Oudtshoorn's claim as the ostrich capital of the world is not hyperbole. The Little Karoo's combination of dry weather and available water created ideal habitat for the large flightless birds, whose males grow over two meters tall and whose plumes were prized across cultures for thousands of years. The feather industry peaked in the 1880s and early 1900s, creating sudden wealth that expressed itself in architecture -- the so-called Feather Palaces of Oudtshoorn, built from the distinctive red rocks of the Enon Conglomerate and Kirkwood Formation. Today, the region's economy has diversified, but ostriches remain central to its identity. Visitors come for the farms, for the Cango Caves, and for early-morning meerkat tours outside Oudtshoorn, where they watch the small sentinels sun themselves at dawn before heading out to forage. Beaufort West, the largest town in the Great Karoo section, remains a center for sheep farming, while De Rust sits near the Meiringspoort pass, where a 25-kilometer road crosses the same river 25 times through a Swartberg gorge.
What gives the Western Cape Karoo its particular character is the tension between enclosure and grandeur. The valley is narrow, bounded, accessible only through gaps in the rock -- yet within those bounds, the landscape is enormous. The Sanbona Wildlife Reserve covers 750 square kilometers of semi-desert sanctuary where springbok, oryx, and rhinoceros range across terrain that looks much as it did before European settlement. Graaff-Reinet and other towns preserve authentic Cape Dutch, Karoo, and Victorian architecture. San rock art and ancient stone formations speak to inhabitation that predates written history by tens of thousands of years. The Swartberg Pass, untarred and sometimes treacherously slippery after rain or impassable after heavy snowfall, remains the most dramatic entrance to this world -- a reminder that the Karoo has never made things easy for those who wish to cross its thresholds.

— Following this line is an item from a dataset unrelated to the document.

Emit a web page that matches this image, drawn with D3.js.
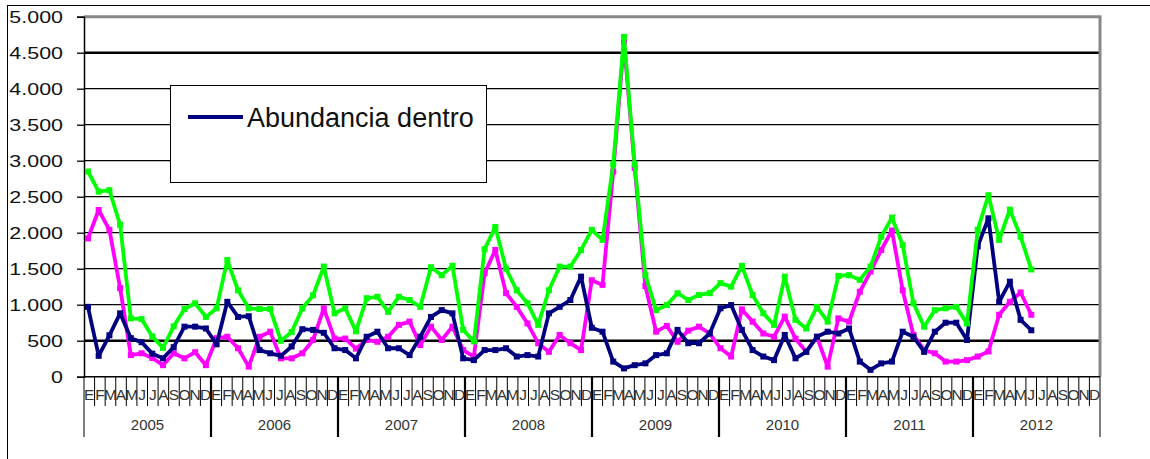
<!DOCTYPE html>
<html>
<head>
  <meta charset="utf-8">
  <script src="https://d3js.org/d3.v7.min.js"></script>
  <style>
    body { margin: 0; background-color: #fff; }
    text { font-family: "Liberation Sans", Arial, sans-serif; }
  </style>
</head>
<body>
<script>
var width = 1150;
var height = 459;

// etiquetas del eje
var meses = ["E", "F", "M", "A", "M", "J", "J", "A", "S", "O", "N", "D"];
var anios = [2005, 2006, 2007, 2008, 2009, 2010, 2011, 2012];
var yTicks = [0, 500, 1000, 1500, 2000, 2500, 3000, 3500, 4000, 4500, 5000];

// series mensuales desde enero 2005
var dentro = [
  970, 290, 575, 880, 535, 480, 320, 255, 410, 695, 695, 670,
  450, 1040, 830, 840, 370, 325, 290, 420, 660, 650, 610, 395,
  370, 255, 555, 625, 395, 395, 300, 555, 830, 925, 880, 255,
  230, 370, 370, 395, 280, 300, 280, 880, 970, 1065, 1390, 680,
  625, 210, 115, 160, 185, 300, 325, 650, 465, 465, 600, 950,
  995, 650, 370, 280, 230, 580, 255, 345, 555, 625, 600, 670,
  210, 95, 185, 210, 625, 555, 345, 625, 750, 750, 510, 1810,
  2200, 1040, 1320, 790, 645
];
var verde = [
  2850, 2570, 2590, 2110, 810, 800, 560, 400, 700, 940, 1020, 830,
  950, 1620, 1200, 950, 940, 940, 500, 620, 950, 1130, 1530, 880,
  950, 630, 1090, 1110, 900, 1110, 1065, 970, 1520, 1410, 1540, 650,
  490, 1770, 2080, 1500, 1200, 1020, 720, 1200, 1530, 1530, 1760, 2040,
  1900, 2950, 4720, 2950, 1410, 925, 995, 1160, 1065, 1135, 1160, 1300,
  1250, 1540, 1135, 880, 720, 1390, 790, 670, 970, 765, 1400, 1410,
  1345, 1530, 1945, 2210, 1830, 1020, 695, 925, 950, 970, 740, 2040,
  2520, 1900, 2320, 1945, 1490
];
var rosa = [
  1920, 2315, 2040, 1230, 300, 325, 260, 160, 325, 255, 340, 160,
  535, 555, 395, 140, 555, 625, 255, 255, 325, 510, 950, 530,
  530, 390, 510, 485, 555, 720, 765, 440, 695, 510, 695, 370,
  280, 1435, 1760, 1160, 970, 740, 465, 345, 580, 465, 370, 1340,
  1275, 2850, 4650, 2900, 1260, 625, 705, 485, 640, 695, 600, 395,
  280, 935, 765, 600, 555, 835, 530, 345, 555, 140, 810, 765,
  1180, 1460, 1760, 2030, 1200, 580, 370, 325, 210, 210, 230, 280,
  350, 860, 1040, 1170, 860
];

var plotLeft = 84, plotRight = 1100, plotTop = 16.7, plotBottom = 376.7;

var categorias = d3.range(anios.length * 12);

// escala del eje de categorias
var xEje = d3.scaleBand()
    .domain(categorias)
    .range([plotLeft, plotRight]);

// escala de los puntos de las series
var x = d3.scaleBand()
    .domain(categorias)
    .range([82.6, 82.6 + 10.72 * categorias.length]);

var y = d3.scaleLinear()
    .domain([0, 5000])
    .range([plotBottom, plotTop]);

var es = d3.formatLocale({decimal: ",", thousands: ".", grouping: [3], currency: ["", " €"]});
var fmt = es.format(",");

var svg = d3.select("body")
    .append("svg")
    .attr("width", width)
    .attr("height", height);

svg.append("defs").append("clipPath")
    .attr("id", "recorte")
    .append("rect")
    .attr("x", plotLeft)
    .attr("y", 0)
    .attr("width", plotRight - plotLeft)
    .attr("height", height);

// marco exterior
svg.append("rect")
    .attr("x", 7.5).attr("y", 5.5)
    .attr("width", 1200).attr("height", 600)
    .style("fill", "none")
    .style("stroke", "#000")
    .style("stroke-width", 1);

// lineas de division
svg.append("g")
    .selectAll("line")
    .data(yTicks.filter(function(d) { return d > 0 && d < 5000; }))
    .enter()
    .append("line")
    .attr("x1", plotLeft).attr("x2", plotRight)
    .attr("y1", function(d) { return y(d); })
    .attr("y2", function(d) { return y(d); })
    .style("stroke", "#000")
    .style("stroke-width", function(d) { return (d == 4500 || d == 500) ? 2.4 : 1.3; });

// borde gris del area de trazado
svg.append("path")
    .attr("d", "M" + plotLeft + "," + y(5000) + "H" + plotRight + "V" + plotBottom)
    .style("fill", "none")
    .style("stroke", "#888")
    .style("stroke-width", 3);

// eje vertical
var yAxis = svg.append("g")
    .attr("transform", "translate(" + plotLeft + ",0)")
    .call(d3.axisLeft(y).tickValues(yTicks).tickSize(7).tickPadding(0).tickFormat(fmt));
yAxis.select(".domain").attr("stroke", "#000").attr("stroke-width", 1.5);
yAxis.selectAll(".tick line").attr("stroke", "#000").attr("stroke-width", 1.3);
yAxis.selectAll(".tick text")
    .attr("x", 0)
    .attr("dy", "0.34em")
    .attr("transform", "translate(-21,0) scale(1.3,1)")
    .style("font-size", "16.5px")
    .style("fill", "#111");

// eje de categorias
var ejeX = svg.append("g").attr("clip-path", "url(#recorte)");

ejeX.append("line")
    .attr("x1", plotLeft).attr("x2", plotRight)
    .attr("y1", plotBottom).attr("y2", plotBottom)
    .style("stroke", "#000").style("stroke-width", 1.5);

ejeX.selectAll("line.mes")
    .data(categorias.filter(function(d) { return d % 12 != 0; }))
    .enter()
    .append("line")
    .attr("class", "mes")
    .attr("x1", function(d) { return xEje(d); })
    .attr("x2", function(d) { return xEje(d); })
    .attr("y1", plotBottom).attr("y2", 406)
    .style("stroke", "#000").style("stroke-width", 1);

ejeX.selectAll("line.anio")
    .data(anios.slice(1))
    .enter()
    .append("line")
    .attr("class", "anio")
    .attr("x1", function(d, i) { return xEje((i + 1) * 12); })
    .attr("x2", function(d, i) { return xEje((i + 1) * 12); })
    .attr("y1", plotBottom).attr("y2", 437)
    .style("stroke", "#000").style("stroke-width", 2.2);

ejeX.selectAll("text.mes")
    .data(categorias)
    .enter()
    .append("text")
    .attr("class", "mes")
    .attr("x", function(d) { return xEje(d) + xEje.bandwidth() / 2; })
    .attr("y", 400)
    .attr("text-anchor", "middle")
    .style("font-size", "15.5px")
    .style("fill", "#333")
    .text(function(d) { return meses[d % 12]; });

ejeX.selectAll("text.anio")
    .data(anios)
    .enter()
    .append("text")
    .attr("class", "anio")
    .attr("x", function(d, i) { return xEje(i * 12) + 6 * xEje.step(); })
    .attr("y", 430)
    .attr("text-anchor", "middle")
    .style("font-size", "15px")
    .style("fill", "#333")
    .text(function(d) { return d; });

[plotLeft, plotRight].forEach(function(px) {
  svg.append("line")
      .attr("x1", px).attr("x2", px)
      .attr("y1", plotBottom).attr("y2", 437)
      .style("stroke", "#000").style("stroke-width", 1);
});

// series
var series = [
  {name: "rosa", values: rosa, color: "#ff00ff"},
  {name: "Abundancia dentro", values: dentro, color: "#000080"},
  {name: "verde", values: verde, color: "#00ff00"}
];

var linea = d3.line()
    .x(function(d, i) { return x(i) + x.bandwidth() / 2; })
    .y(function(d) { return y(d); });

series.forEach(function(s) {
  var g = svg.append("g");
  g.append("path")
      .datum(s.values)
      .attr("d", linea)
      .style("fill", "none")
      .style("stroke", s.color)
      .style("stroke-width", 3.8)
      .style("stroke-linejoin", "round");
  g.selectAll("rect")
      .data(s.values)
      .enter()
      .append("rect")
      .attr("x", function(d, i) { return x(i) + x.bandwidth() / 2 - 3; })
      .attr("y", function(d) { return y(d) - 3; })
      .attr("width", 6).attr("height", 6)
      .style("fill", s.color);
});

// leyenda
var leyenda = svg.append("g");
leyenda.append("rect")
    .attr("x", 170.5).attr("y", 85.5)
    .attr("width", 316).attr("height", 97)
    .style("fill", "#fff")
    .style("stroke", "#000")
    .style("stroke-width", 1);
leyenda.append("line")
    .attr("x1", 188).attr("x2", 243)
    .attr("y1", 117).attr("y2", 117)
    .style("stroke", "#000080")
    .style("stroke-width", 4);
leyenda.append("text")
    .attr("x", 247).attr("y", 127)
    .style("font-size", "27px")
    .style("fill", "#111")
    .text("Abundancia dentro");
</script>
</body>
</html>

Coordinates: 32.69S, 21.81E. The Western Cape Karoo is visible as a long valley running east-west between the Swartberg (north) and Langeberg-Outeniqua (south) ranges. Oudtshoorn is the primary landmark town. The Meiringspoort gorge and Swartberg Pass switchbacks are identifiable from altitude. Best viewed at 10,000-12,000 ft AGL. Nearest airports: Oudtshoorn (FAOH), George (FAGG), Beaufort West. Hot thermals and turbulence common over the semi-arid terrain in summer.